Enduring Significance and Contemporary Relevance
Mill’s integration of natural rights into liberal utilitarianism produced a philosophy flexible enough to inspire generations of reformers. The 19th century saw his ideas crystallise into tangible legal protections, electoral expansions, and social movements that recast the relationship between the individual and the state. While critics continue to probe tensions between his harm principle and his paternalism, and between his universalism and his imperial attachments, the core of his argument—that every person possesses inherent claims to freedom of thought, expression, and participation—has proved remarkably durable.
Modern human rights treaties, from the Universal Declaration of Human Rights to the European Convention on Human Rights, echo Millian formulations about the scope of state authority and the inviolable dignity of the individual.
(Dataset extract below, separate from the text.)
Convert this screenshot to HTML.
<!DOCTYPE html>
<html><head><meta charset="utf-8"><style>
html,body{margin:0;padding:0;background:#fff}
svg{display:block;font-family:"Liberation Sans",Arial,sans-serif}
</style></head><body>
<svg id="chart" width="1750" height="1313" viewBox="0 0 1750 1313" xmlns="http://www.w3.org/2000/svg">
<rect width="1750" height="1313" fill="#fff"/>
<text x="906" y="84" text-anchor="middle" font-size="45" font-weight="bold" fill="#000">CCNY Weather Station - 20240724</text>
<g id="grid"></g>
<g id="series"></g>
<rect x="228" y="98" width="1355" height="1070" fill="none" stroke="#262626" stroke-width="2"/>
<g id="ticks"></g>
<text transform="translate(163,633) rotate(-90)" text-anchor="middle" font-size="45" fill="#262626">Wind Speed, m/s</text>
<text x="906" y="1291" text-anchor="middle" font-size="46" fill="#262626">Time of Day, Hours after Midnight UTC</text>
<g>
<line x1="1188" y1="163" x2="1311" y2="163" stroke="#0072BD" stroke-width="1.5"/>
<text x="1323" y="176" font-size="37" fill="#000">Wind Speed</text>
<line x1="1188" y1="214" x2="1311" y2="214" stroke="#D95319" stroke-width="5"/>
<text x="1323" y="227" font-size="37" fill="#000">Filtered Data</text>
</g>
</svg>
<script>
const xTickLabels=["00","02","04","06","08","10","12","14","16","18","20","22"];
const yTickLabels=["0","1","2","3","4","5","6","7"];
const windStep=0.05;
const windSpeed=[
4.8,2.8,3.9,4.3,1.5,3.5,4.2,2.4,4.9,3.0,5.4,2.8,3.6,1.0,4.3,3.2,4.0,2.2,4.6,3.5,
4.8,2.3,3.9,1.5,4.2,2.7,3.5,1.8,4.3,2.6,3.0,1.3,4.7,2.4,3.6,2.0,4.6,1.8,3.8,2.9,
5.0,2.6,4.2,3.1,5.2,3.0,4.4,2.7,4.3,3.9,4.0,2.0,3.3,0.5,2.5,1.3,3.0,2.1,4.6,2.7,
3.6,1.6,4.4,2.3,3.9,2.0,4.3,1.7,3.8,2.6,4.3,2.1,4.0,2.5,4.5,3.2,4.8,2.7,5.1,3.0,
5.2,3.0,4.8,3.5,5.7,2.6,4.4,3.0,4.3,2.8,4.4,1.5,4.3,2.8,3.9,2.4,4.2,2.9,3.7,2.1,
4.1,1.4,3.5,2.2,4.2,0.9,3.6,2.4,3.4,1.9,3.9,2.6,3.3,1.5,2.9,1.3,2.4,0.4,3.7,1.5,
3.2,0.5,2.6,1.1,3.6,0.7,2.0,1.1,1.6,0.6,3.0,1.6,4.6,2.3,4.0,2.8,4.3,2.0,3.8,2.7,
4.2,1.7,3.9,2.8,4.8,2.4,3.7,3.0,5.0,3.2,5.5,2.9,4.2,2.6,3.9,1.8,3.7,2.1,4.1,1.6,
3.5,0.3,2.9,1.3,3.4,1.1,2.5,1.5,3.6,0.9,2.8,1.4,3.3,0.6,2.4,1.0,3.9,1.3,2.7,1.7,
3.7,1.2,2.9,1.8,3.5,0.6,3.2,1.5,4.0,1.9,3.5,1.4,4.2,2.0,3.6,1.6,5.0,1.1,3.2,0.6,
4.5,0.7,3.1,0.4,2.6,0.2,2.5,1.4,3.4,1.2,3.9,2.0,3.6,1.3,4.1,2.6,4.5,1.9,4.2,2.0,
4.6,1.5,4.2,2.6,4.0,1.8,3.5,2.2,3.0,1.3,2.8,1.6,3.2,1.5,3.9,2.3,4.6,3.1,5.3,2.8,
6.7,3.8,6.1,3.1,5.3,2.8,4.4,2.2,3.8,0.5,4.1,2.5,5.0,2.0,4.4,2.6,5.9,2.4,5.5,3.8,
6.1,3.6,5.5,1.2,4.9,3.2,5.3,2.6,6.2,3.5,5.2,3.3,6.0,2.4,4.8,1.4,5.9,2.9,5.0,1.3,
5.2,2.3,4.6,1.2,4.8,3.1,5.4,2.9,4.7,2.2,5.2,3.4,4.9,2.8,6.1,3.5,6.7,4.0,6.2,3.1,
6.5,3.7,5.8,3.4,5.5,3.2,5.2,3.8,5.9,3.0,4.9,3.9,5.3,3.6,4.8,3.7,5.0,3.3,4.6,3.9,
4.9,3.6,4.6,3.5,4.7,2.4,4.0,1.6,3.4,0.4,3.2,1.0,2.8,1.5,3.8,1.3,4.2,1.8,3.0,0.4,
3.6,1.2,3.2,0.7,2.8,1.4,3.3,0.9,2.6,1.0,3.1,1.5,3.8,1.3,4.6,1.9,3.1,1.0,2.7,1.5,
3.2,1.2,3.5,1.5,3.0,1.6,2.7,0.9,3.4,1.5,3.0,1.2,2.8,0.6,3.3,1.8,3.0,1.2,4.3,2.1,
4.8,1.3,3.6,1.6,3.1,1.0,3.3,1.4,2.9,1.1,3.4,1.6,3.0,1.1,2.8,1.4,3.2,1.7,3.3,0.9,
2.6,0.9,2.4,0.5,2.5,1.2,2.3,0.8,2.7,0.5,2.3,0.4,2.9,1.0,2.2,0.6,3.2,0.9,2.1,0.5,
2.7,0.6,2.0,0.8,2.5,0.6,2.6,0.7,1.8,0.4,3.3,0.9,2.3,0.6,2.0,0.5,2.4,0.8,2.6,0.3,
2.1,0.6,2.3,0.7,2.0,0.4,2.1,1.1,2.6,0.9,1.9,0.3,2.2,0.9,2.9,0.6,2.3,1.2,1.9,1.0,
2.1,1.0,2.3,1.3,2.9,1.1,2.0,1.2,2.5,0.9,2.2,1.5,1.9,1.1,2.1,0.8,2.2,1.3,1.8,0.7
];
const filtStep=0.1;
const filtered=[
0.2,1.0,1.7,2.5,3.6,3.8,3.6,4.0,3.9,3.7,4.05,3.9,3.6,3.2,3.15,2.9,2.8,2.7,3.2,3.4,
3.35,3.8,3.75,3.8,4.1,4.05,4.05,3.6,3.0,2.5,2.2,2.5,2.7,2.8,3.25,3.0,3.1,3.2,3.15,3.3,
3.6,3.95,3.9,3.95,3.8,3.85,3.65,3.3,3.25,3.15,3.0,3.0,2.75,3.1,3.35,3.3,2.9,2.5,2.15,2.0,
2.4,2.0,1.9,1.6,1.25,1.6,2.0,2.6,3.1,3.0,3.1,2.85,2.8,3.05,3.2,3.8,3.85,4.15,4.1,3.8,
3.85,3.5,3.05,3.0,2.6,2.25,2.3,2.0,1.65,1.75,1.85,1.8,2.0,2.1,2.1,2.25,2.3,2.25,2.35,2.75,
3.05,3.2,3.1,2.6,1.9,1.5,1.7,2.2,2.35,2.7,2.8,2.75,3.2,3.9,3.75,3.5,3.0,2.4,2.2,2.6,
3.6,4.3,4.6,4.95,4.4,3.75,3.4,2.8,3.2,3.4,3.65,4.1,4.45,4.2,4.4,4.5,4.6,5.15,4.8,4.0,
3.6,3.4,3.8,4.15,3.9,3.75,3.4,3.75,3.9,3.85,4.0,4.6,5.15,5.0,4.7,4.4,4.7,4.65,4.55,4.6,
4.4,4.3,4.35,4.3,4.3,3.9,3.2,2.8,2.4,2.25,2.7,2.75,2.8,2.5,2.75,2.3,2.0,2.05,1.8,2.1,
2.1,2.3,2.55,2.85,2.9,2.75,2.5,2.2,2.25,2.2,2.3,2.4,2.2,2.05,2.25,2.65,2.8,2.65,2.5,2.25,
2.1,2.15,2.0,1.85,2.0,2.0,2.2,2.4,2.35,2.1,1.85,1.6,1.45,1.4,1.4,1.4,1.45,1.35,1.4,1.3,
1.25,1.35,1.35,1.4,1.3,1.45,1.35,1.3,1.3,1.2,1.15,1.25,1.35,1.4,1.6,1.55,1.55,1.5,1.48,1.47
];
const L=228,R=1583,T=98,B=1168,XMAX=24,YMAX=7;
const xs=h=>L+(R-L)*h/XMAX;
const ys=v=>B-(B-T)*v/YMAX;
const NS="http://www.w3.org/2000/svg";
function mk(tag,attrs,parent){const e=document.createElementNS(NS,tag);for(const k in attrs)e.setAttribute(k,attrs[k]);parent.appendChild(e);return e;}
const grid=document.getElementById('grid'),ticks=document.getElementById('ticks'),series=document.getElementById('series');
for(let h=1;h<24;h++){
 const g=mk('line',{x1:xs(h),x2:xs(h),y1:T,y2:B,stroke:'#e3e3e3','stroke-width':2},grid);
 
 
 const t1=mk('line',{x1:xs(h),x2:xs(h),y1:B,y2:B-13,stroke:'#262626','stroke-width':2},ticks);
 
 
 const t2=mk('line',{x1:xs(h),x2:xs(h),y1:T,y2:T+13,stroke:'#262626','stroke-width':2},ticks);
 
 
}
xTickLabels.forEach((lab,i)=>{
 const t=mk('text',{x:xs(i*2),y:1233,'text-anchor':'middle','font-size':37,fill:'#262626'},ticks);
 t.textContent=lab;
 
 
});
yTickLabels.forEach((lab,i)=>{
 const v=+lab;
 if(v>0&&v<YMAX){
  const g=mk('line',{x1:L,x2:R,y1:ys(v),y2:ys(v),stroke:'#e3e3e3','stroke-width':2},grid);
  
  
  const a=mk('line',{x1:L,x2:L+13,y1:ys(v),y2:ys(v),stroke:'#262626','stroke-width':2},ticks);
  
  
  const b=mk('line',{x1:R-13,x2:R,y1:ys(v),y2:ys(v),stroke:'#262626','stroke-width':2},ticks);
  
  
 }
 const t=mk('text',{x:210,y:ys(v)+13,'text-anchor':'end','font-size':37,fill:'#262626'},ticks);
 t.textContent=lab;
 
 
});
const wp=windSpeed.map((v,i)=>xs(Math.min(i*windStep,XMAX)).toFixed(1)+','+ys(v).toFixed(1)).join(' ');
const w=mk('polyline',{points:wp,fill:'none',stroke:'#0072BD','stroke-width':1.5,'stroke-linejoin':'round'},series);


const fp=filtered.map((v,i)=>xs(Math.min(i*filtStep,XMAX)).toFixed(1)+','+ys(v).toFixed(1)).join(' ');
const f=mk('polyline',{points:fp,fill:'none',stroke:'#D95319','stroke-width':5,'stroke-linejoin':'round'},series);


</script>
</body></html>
The British Library’s collection of Mill’s works holds manuscripts that still inform legal scholars wrestling with hate speech, privacy, and digital surveillance. Understanding Mill in his 19th-century context reveals not only how much he achieved for his own time but also why his voice remains essential whenever societies debate the boundary between collective order and personal freedom.
Conclusion
John Stuart Mill’s natural rights philosophy did more than populate learned journals; it mobilised political campaigns, redrew the boundaries of legislation, and gave ordinary citizens a vocabulary to claim their freedom. By wedding the concept of natural rights to the empirical soil of utility, he made the defence of liberty a practical imperative rather than a metaphysical dogma. The 19th century, with its hunger for reform and its fear of revolution, found in Mill a thinker who could honour the individual without rejecting the claims of society. The reforms he championed—free speech, women’s suffrage, representative government, trade union rights—transformed the political fabric of Britain and rippled outward across the world. His legacy endures not as a dusty monument but as a living argument, challenging each generation to ask Mill’s own radical question: how much space must we grant every person to think, speak, and live as they choose, if society is truly to call itself free?